The creation process for FRT typically starts by detecting a face, then analysing its details, and finally, identifying the face.

An algorithm is fed an extensive database of faces by the creator, done to “teach” the algorithm what precisely a face is. Additionally, further algorithms are added to analyse and then recognise faces, resulting in a fully functioning FRT.

Criticisms

How FRT is taught, has resulted in controversy. As FRT algorithms targeted faces that they found hard to identify, due to the typology of faces in their databases.

Databases had included too much of one type of face (ethnicity), resulting in FRT algorithms unfairly targeting minority groups.

Civil liberty groups have endeavoured to make this information public, resulting in efforts to ensure the databases include a diverse range of faces.

However, regardless of this issue, the problem of our right to privacy is not.

FRT relies on the mass surveillance of the population to accurately identify any suspects in question. Granted, CCTV already surveys the populace day-to-day, but the difference with FRT is that it identifies without consent.

A factor which many consider a breach of our human rights.

Ireland and the EU

Ireland’s Minister for Justice, Helen McEntee, announced that her department is drawing up legislation to allow Ireland’s An Garda Siochana (the police force) to use FRT to identify people in real-time.

The Minister stated the technology would be reserved for severe crimes and missing persons cases only, saving countless hours scouring CCTV footage.

However, the mentioned issues have been raised by the Irish Council for Civil Liberties (ICCL), which “strongly opposes” the technology’s use by “law enforcement and in public spaces”. The ICCL has argued that FRT violates several human rights, such as the right to privacy, data protection, assembly, and equality. They have stated that they stand opposed to FRT alongside 170 other civil society organisations.

Furthermore, the ICCL noted that the EU is moving in the opposite direction of Ireland. Meaning the Minister’s pro-FRT policy has come at a time when Ireland will soon be subject to the EU Commission’s European AI regulatory framework. This policy will introduce legislation to heavily regulate AI technology, including FRT, ensuring that AI will “respect the existing law on fundamental human rights.”

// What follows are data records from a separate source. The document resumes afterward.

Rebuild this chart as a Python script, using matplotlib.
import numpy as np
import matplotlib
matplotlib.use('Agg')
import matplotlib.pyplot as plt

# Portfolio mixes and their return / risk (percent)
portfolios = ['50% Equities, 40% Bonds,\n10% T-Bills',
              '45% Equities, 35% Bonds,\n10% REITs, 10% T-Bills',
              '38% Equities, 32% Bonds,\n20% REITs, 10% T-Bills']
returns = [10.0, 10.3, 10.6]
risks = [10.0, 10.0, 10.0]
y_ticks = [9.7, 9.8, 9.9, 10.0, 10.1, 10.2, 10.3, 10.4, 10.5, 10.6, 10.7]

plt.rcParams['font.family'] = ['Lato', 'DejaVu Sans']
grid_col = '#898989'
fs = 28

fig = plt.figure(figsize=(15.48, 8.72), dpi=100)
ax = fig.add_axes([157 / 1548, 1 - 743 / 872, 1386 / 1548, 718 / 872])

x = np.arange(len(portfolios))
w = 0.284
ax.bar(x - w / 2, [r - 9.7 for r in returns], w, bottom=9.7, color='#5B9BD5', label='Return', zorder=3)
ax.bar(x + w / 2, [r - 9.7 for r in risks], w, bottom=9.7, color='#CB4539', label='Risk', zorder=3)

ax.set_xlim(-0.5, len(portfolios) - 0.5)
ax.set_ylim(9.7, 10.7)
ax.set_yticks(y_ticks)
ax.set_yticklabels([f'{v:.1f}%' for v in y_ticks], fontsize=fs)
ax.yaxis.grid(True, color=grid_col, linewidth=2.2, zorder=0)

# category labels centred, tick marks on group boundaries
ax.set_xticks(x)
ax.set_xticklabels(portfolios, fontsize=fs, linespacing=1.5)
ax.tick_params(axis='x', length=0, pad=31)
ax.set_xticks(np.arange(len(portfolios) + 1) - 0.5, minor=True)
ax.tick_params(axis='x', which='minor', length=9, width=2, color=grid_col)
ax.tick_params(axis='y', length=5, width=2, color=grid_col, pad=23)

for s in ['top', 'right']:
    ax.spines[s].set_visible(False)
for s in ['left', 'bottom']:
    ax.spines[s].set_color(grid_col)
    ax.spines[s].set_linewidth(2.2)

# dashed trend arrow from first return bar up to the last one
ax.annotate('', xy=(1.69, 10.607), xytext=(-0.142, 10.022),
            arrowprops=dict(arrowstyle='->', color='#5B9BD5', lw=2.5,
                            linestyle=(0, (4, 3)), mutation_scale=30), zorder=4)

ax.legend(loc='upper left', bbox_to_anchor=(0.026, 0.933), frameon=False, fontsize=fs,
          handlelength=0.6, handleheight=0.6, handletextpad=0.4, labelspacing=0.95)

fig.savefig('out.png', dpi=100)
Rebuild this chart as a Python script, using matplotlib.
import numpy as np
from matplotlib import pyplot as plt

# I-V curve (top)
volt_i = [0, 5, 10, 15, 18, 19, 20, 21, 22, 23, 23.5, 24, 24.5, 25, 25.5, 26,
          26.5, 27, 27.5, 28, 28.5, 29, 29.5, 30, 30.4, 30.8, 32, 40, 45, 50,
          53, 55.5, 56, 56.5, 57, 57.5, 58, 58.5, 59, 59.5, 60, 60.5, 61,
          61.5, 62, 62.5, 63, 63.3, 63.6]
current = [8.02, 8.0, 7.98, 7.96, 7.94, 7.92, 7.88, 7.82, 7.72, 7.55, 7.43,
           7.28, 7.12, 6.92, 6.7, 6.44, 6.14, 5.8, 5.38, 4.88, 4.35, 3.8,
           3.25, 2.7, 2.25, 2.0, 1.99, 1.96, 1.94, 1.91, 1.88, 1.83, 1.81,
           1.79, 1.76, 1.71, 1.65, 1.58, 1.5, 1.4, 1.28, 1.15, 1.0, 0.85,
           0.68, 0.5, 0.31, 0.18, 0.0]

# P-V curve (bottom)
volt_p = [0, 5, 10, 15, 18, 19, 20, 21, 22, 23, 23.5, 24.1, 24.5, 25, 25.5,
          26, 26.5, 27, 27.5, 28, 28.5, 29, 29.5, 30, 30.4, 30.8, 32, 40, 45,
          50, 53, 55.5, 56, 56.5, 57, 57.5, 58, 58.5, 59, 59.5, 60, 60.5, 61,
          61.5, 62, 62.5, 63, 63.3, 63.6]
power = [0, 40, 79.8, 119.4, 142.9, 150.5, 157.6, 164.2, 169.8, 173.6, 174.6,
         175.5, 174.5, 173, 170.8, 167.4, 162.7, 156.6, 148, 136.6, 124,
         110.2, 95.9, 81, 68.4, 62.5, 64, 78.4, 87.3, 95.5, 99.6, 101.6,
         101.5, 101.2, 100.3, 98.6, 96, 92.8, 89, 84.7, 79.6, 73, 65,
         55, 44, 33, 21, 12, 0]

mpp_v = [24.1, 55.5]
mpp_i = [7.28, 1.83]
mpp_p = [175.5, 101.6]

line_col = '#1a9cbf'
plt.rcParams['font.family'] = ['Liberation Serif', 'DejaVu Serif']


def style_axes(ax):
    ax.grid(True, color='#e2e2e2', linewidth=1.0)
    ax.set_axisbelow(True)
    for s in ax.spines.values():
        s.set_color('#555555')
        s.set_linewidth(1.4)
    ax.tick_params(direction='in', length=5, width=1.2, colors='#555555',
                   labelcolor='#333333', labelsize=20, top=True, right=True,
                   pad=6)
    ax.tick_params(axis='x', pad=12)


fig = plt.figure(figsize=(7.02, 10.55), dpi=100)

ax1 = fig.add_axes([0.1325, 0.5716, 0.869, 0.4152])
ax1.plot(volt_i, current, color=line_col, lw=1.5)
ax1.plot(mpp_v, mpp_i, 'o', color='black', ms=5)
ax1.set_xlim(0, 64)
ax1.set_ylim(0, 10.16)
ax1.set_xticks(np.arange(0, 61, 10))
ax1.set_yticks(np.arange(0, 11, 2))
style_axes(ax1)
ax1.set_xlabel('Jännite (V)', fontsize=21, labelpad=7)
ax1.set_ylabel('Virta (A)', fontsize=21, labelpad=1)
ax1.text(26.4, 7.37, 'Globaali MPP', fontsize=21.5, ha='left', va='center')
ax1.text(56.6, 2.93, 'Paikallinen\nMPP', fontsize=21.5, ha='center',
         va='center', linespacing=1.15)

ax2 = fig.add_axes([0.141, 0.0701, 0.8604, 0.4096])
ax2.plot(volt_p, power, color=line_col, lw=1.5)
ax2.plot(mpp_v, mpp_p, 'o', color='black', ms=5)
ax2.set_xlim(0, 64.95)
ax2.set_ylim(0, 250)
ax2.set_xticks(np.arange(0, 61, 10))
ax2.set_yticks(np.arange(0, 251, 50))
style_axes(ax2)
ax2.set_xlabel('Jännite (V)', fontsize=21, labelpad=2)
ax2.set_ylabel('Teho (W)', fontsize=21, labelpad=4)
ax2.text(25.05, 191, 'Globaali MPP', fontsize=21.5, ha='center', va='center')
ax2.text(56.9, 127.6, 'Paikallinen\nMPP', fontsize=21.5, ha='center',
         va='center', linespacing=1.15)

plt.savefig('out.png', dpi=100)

The attitude within the European parliament reinforced this, as MEPs voted to ban the use of FRT by law enforcement and public spaces in 2021. More recently voted to accept the final recommendations of the Special Committee on Artificial Intelligence in a Digital Age (AIDA). While they recognised the useful nature of AI, MEPs also recognised the potential threats which AI technologies (such as FRT) propose, calling on the EU to “safeguard fundamental rights”.

Moving forward

AI technologies are already in use in the modern world and are likely to continue being altered, upgraded, and implemented into day-to-day life. So, ensuring that this is done ethically, is of the utmost importance. Scepticism surrounding new technologies set to have large impacts on wider society should always be encouraged as healthy, especially in an age where autocracy exists. The potential abuse of FRT is apparent, but also it's potential to do good.

However, when human rights are threatened, ideas need to be reassessed and reconsidered, not rushed.